Fed Leaves Interest Rate Unchanged

Associated Press

Federal Reserve officials opted Tuesday to hold short-term interest rates steady in the face of data showing healthy but not excessive economic growth and little inflation.

The central bank announced it had adjourned a three-hour, 45-minute closed-door meeting of its policy-making committee without changing the benchmark rate on overnight loans between banks.

It has been at 5.5 percent since March, when the Fed bumped it up by a quarter percentage point to curb potential excess demand viewed as inflationary.

An increase Tuesday would have slowed the economy by raising borrowing costs for millions of American consumers and businesses.

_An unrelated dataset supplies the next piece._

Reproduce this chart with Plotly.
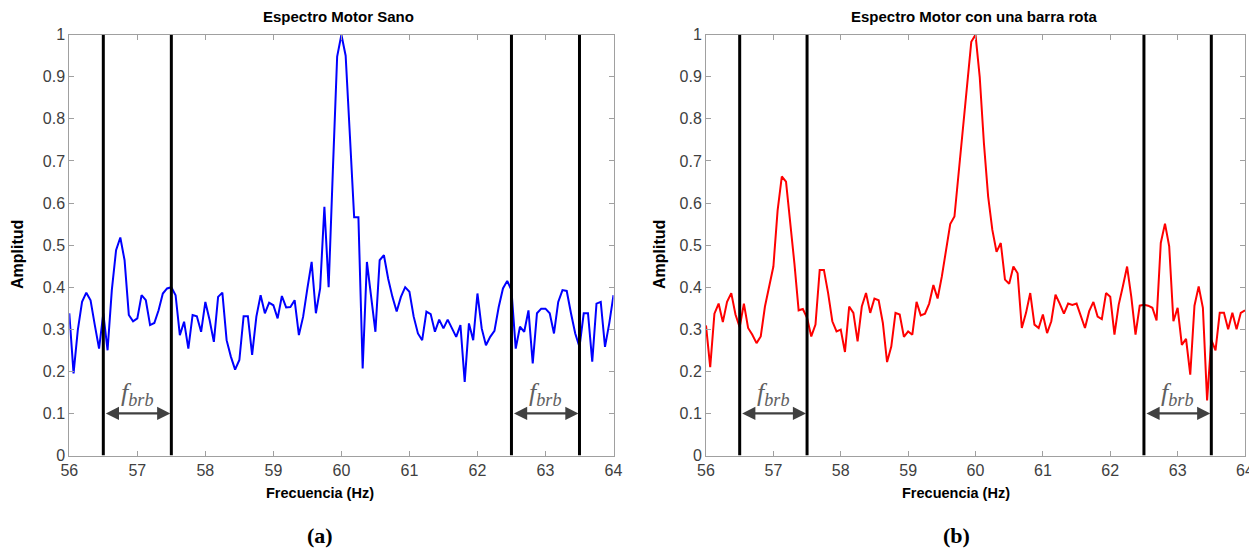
import numpy as np
import plotly.graph_objects as go

# ---------------- data ----------------
freq = np.arange(56, 64.0001, 0.0625).tolist()  # frequency bins (Hz), 1/16 Hz resolution

amp_sano = [
    0.338, 0.195, 0.298, 0.365, 0.387, 0.369, 0.310, 0.254, 0.338, 0.250, 0.393, 0.488, 0.518, 0.464, 0.334, 0.319,
    0.326, 0.381, 0.369, 0.310, 0.315, 0.345, 0.385, 0.397, 0.400, 0.381, 0.286, 0.318, 0.254, 0.334, 0.331, 0.294,
    0.365, 0.322, 0.270, 0.377, 0.387, 0.274, 0.235, 0.204, 0.227, 0.331, 0.331, 0.239, 0.330, 0.381, 0.338, 0.363,
    0.357, 0.326, 0.379, 0.352, 0.353, 0.369, 0.286, 0.330, 0.397, 0.460, 0.338, 0.397, 0.591, 0.400, 0.680, 0.948,
    1.000, 0.950, 0.760, 0.566, 0.566, 0.207, 0.460, 0.373, 0.294, 0.464, 0.476, 0.420, 0.377, 0.342, 0.377, 0.400,
    0.389, 0.330, 0.290, 0.274, 0.342, 0.336, 0.294, 0.323, 0.302, 0.323, 0.302, 0.282, 0.310, 0.175, 0.314, 0.274,
    0.385, 0.302, 0.262, 0.282, 0.296, 0.353, 0.397, 0.415, 0.393, 0.254, 0.306, 0.294, 0.345, 0.219, 0.338, 0.349,
    0.349, 0.338, 0.290, 0.365, 0.393, 0.391, 0.338, 0.290, 0.258, 0.338, 0.338, 0.223, 0.361, 0.365, 0.258, 0.314,
    0.381,
]

amp_rota = [
    0.309, 0.210, 0.337, 0.361, 0.317, 0.365, 0.386, 0.335, 0.305, 0.361, 0.303, 0.287, 0.267, 0.283, 0.354, 0.398,
    0.449, 0.582, 0.663, 0.651, 0.560, 0.456, 0.345, 0.348, 0.327, 0.283, 0.311, 0.441, 0.441, 0.386, 0.319, 0.295,
    0.299, 0.246, 0.354, 0.339, 0.271, 0.354, 0.386, 0.339, 0.373, 0.369, 0.315, 0.222, 0.259, 0.339, 0.335, 0.282,
    0.295, 0.287, 0.365, 0.333, 0.337, 0.361, 0.405, 0.373, 0.425, 0.484, 0.550, 0.568, 0.670, 0.770, 0.880, 0.983,
    1.000, 0.900, 0.742, 0.616, 0.536, 0.484, 0.505, 0.418, 0.408, 0.449, 0.433, 0.303, 0.339, 0.386, 0.311, 0.303,
    0.335, 0.291, 0.319, 0.382, 0.361, 0.337, 0.361, 0.358, 0.361, 0.330, 0.303, 0.343, 0.365, 0.330, 0.324, 0.386,
    0.377, 0.287, 0.358, 0.402, 0.449, 0.377, 0.287, 0.356, 0.358, 0.356, 0.351, 0.321, 0.505, 0.551, 0.497, 0.319,
    0.351, 0.263, 0.277, 0.192, 0.356, 0.402, 0.351, 0.131, 0.275, 0.250, 0.339, 0.339, 0.300, 0.339, 0.300, 0.339,
    0.345,
]

brb_lines = [56.5, 57.5, 62.5, 63.5]          # sideband band limits (Hz)
brb_bands = [(56.5, 57.5), (62.5, 63.5)]      # arrows f_brb
arrow_level = 0.1

x_ticks = [56, 57, 58, 59, 60, 61, 62, 63, 64]
y_ticks = [0, 0.1, 0.2, 0.3, 0.4, 0.5, 0.6, 0.7, 0.8, 0.9, 1.0]
y_ticktext = ["0", "0.1", "0.2", "0.3", "0.4", "0.5", "0.6", "0.7", "0.8", "0.9", "1"]

titles = ["Espectro Motor Sano", "Espectro Motor con una barra rota"]
xlabel = "Frecuencia (Hz)"
ylabel = "Amplitud"
captions = ["(a)", "(b)"]

# ---------------- figure ----------------
OFF = 8                      # page body margin of the html page
W, H = 1257 - OFF, 550 - OFF


def px(x):
    return (x - OFF) / W


def py(y):
    return 1 - (y - OFF) / H


fig = go.Figure()
fig.add_trace(go.Scatter(x=freq, y=amp_sano, mode="lines",
                         line=dict(color="#0000ff", width=2), xaxis="x", yaxis="y",
                         showlegend=False, hoverinfo="skip"))
fig.add_trace(go.Scatter(x=freq, y=amp_rota, mode="lines",
                         line=dict(color="#ff0000", width=2), xaxis="x2", yaxis="y2",
                         showlegend=False, hoverinfo="skip"))

axis_common = dict(
    showline=True, linecolor="#a0a0a0", linewidth=1, mirror="ticks",
    ticks="inside", ticklen=5, tickcolor="#a0a0a0",
    showgrid=False, zeroline=False, automargin=False,
    tickfont=dict(family="Liberation Sans, Arial", size=16, color="#404040"),
)

ydom = [py(455.5), py(34.7)]
fig.update_layout(
    width=W, height=H,
    margin=dict(l=0, r=0, t=0, b=0, autoexpand=False),
    paper_bgcolor="white", plot_bgcolor="white",
    xaxis=dict(domain=[px(69.3), px(613.5)], range=[56, 64], tickvals=x_ticks, anchor="y", **axis_common),
    yaxis=dict(domain=ydom, range=[0, 1], tickvals=y_ticks, ticktext=y_ticktext, anchor="x", **axis_common),
    xaxis2=dict(domain=[px(706), px(1245)], range=[56, 64], tickvals=x_ticks, anchor="y2", **axis_common),
    yaxis2=dict(domain=ydom, range=[0, 1], tickvals=y_ticks, ticktext=y_ticktext, anchor="x2", **axis_common),
)

annotations = []
shapes = []
for k, (xa, ya) in enumerate([("x", "y"), ("x2", "y2")]):
    for xv in brb_lines:
        shapes.append(dict(type="line", xref=xa, yref=ya, x0=xv, x1=xv, y0=0, y1=1,
                           line=dict(color="black", width=3), layer="above"))
    for (a, b) in brb_bands:
        annotations.append(dict(xref=xa, yref=ya, axref=xa, ayref=ya,
                                x=b, y=arrow_level, ax=a, ay=arrow_level, text="",
                                showarrow=True, arrowhead=2, arrowside="end+start",
                                arrowsize=1.2, arrowwidth=2.2, arrowcolor="#404040",
                                standoff=1, startstandoff=1))
        annotations.append(dict(xref=xa, yref=ya, x=(a + b) / 2, y=arrow_level,
                                yanchor="bottom", xanchor="center", yshift=1,
                                text="<i>f</i><sub><i>brb</i></sub>", showarrow=False,
                                font=dict(family="Liberation Serif, Times New Roman", size=26, color="#606060")))

# titles, axis labels, captions (positions in reference pixels)
title_cx = [338, 974]
label_cx = [320, 956]
ylabel_x = [18, 660]
for k in range(2):
    annotations.append(dict(xref="paper", yref="paper", x=px(title_cx[k]), y=py(17),
                            text="<b>" + titles[k] + "</b>", showarrow=False,
                            xanchor="center", yanchor="middle",
                            font=dict(family="Liberation Sans, Arial", size=15, color="black")))
    annotations.append(dict(xref="paper", yref="paper", x=px(label_cx[k]), y=py(493),
                            text="<b>" + xlabel + "</b>", showarrow=False,
                            xanchor="center", yanchor="middle",
                            font=dict(family="Liberation Sans, Arial", size=14.5, color="black")))
    annotations.append(dict(xref="paper", yref="paper", x=px(ylabel_x[k]), y=py(255),
                            text="<b>" + ylabel + "</b>", showarrow=False, textangle=-90,
                            xanchor="center", yanchor="middle",
                            font=dict(family="Liberation Sans, Arial", size=16, color="black")))
    annotations.append(dict(xref="paper", yref="paper", x=px(label_cx[k]), y=py(535),
                            text="<b>" + captions[k] + "</b>", showarrow=False,
                            xanchor="center", yanchor="middle",
                            font=dict(family="Liberation Serif, Times New Roman", size=22, color="black")))

fig.update_layout(annotations=annotations, shapes=shapes)
fig.write_html("out.html")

The decision for no change has been widely anticipated and, the day before, the Dow Jones average of industrial stocks had moved to a six-week high. It lost some ground after the Fed’s announcement, closing at 7,945.26, down 46.17.

Early this year, monetary policy-makers were alarmed by torrid 4.9 percent economic growth in the first quarter. It abated to 3.3 percent in the second quarter and, in the view of many economists, will slip under 3 percent in the second half of next year. But with unemployment under 5 percent for the first time in 24 years, that’s still too fast for the comfort of some.

Nevertheless, inflation has improved. Consumer prices - excluding volatile food and energy costs - have risen at a scant 2.2 percent annual rate so far this year, down from 2.6 percent last year and the best since 1965.

“They have really no inflation to point to. We have a healthy economy with little or no inflation. The Federal Reserve would have difficulty explaining to the public and to Congress why they raised interest rates under those circumstances,” said economist Sung Won Sohn of Norwest Corp. in Minneapolis.

Economic data reported Tuesday did little to alter economists’ views.

Consumer confidence edged higher in September, buoyed by low unemployment and low inflation, said the Conference Board, a business research group in New York. That bodes well for the all important Christmas shopping season.

However, new home sales fell 2.2 percent in August to a seasonally adjusted annual rate of 800,000, the Commerce Department said. Declines in the West and Midwest overpowered gains in the South and Northeast.

But the drop came after two increases. And sales for the first eight months of the year still are running 6 percent ahead of the same period of last year, which turned out to register the strongest sales in 18 years.

Also, in the earliest take on how the economy behaved in September, a Chicago manufacturing group said factory activity increased at a slower pace in the Midwest.

The future course of interest rates depends on whether economic growth moderates enough to avoid increasing strain on factory capacity and the labor supply, two factors crucial to whether inflation accelerates.

Some economists predict a small increase could come as soon as the Fed’s Nov. 12 or Dec. 16 meetings. But Bruce Steinberg of Merrill Lynch in New York said the Fed may leave rates alone until its meeting in early February.

“The U.S. economy is capable of growing a lot faster than once believed without generating inflation,” he said.